Speaking to these classes I felt a kind of resignation that what I had to say about paying attention to the details of other people’s lives as a way of moving forward wasn’t the right message for the time.
With everything hanging over their generation, including accelerating climate change, economic class warfare, gun violence, the increase in religious autocracy as political philosophy, and a society that is struggling to accept young people as legitimate levers of social change, they are all also struggling with what qualifies as self-care.
It’s hard enough to be young. The world tells them that them that they’ve got it made, that their best life awaits, that now is the time to be free, happy, adventurous. Young people are told every day that they should enjoy life while they are young.

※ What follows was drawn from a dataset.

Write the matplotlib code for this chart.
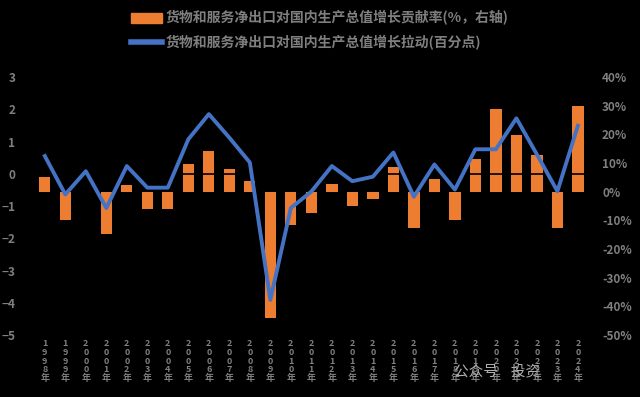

College should be the “time of their lives.”
It really should be.
But what if the older generations have failed you? What if my generation has forced you to start thinking about how difficult the future will be?

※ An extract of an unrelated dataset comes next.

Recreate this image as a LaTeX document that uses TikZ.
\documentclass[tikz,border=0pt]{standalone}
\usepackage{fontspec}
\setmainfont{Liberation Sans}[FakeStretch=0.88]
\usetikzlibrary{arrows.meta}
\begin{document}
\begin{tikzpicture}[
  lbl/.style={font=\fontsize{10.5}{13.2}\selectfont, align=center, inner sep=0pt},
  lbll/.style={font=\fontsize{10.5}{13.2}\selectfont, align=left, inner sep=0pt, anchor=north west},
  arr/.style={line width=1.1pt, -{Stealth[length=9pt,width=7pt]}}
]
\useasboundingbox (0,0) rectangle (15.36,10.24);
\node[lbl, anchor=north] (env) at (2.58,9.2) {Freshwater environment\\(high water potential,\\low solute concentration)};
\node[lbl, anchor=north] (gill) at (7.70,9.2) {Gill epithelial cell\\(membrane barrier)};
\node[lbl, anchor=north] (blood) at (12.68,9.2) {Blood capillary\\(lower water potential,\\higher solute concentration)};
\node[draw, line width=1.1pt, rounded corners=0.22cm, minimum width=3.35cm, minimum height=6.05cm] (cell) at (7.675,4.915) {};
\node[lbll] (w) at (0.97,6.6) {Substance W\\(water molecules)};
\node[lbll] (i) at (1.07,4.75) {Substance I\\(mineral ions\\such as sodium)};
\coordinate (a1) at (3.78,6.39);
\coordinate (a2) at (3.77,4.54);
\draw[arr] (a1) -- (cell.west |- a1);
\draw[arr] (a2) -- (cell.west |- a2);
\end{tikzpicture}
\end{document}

And imagine a plague. Imagine the day that the plague is declared “over” and life is to start again.
Imagine stepping out your front door and into a world that feels strangely bright and unfamiliar.
Imagine being told that you are the hope for the future when you haven’t even been able to believe that there IS a future.
And imagine doing that before you’re old enough to have seen any evidence that a world disrupted so severely can, and will return, to normal.
They aren’t walking out of Central America to escape drug cartels, or huddled in tents in western Africa waiting for 30 years for the UN to help them find homes, so without these obvious indicators of stress and tragedy, we can forget that these students are suffering.
They are impressive young people, but they are tired.
I believe that they will save the world. Everything they say to me tells me that they intend to save the world.
But first we have to let them save themselves.
First, we have to save ourselves.
Because nothing is normal.
Love somebody,
Nathan Bell
I have been reading your posts now for, I think, a couple of months. For whatever reason, the one today requires me to attempt to express my appreciation to you. I have been a follower since your Bell and Shore days, the in-between-years, and your solo days which followed. I love the honesty in your writing and that in your songs, the humility you express in both "venues," and your love for "doing your job" as an artist, teacher, and family man. In my opinion your realistic view of life today which can be daunting and even depressing for many coupled with your positive beliefs in what's still good in us and the potential in those coming after us is refreshing and hope giving. I expect that your time with students as well as your audiences comes across the same. Thank you.